The Diamond Sutra was printed over 1,100 years ago by Wang Jie. According to an article in the Smithsonian by Jason Daley in 2016, Jie commissioned the block printer to create a 17-and-a-half-foot-long scroll of the sacred Buddhist text on the 13th of the 4th moon of the 9th year of Xiantong (ie 868 A.D.) Today the scroll is at The British Museum.
The Diamond Sutra is a Sanskrit text translated into Chinese and hidden in the Cave of a Thousand Buddhas around the year 1,000. It is called Diamond as “the sutra helps cut thru perceptions of the world and its illusions” explains Susan Whitfield. “We just think we exist as individuals but we don’t, in fact, we’re in a state of complete non-duality: there are no individuals, no sentient beings,” she writes.
Just as snowflakes are individually unique, they are made of the same water, and these water vapors pass through the same process of freezing around a nucleus turning into the six-armed crystalline form of snowflake. And then when each melts and joins the others, they flow together to the ocean, melding into one, into the source of all we know.

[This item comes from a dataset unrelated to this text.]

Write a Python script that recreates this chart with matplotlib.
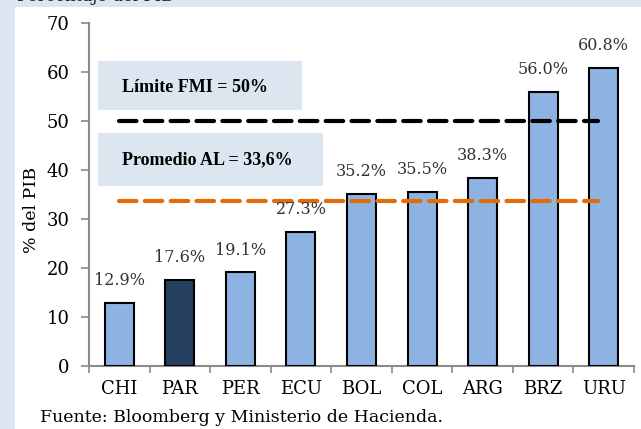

I am working on my grandmother’s archives. Stashed in boxes rather than caves, they carry a family trajectory across time and place. They talk of lineage and exploration, of daily details and social order. They bring me to a time of writing and reflection. Each letter, article, journal is unique but the same; they are mere words on a page. They are not illuminated manuscripts, yet they do stand for a moment in a life, a full life…. one full of storytelling, adventure, good humour, and elegance. And so we create the path we walk.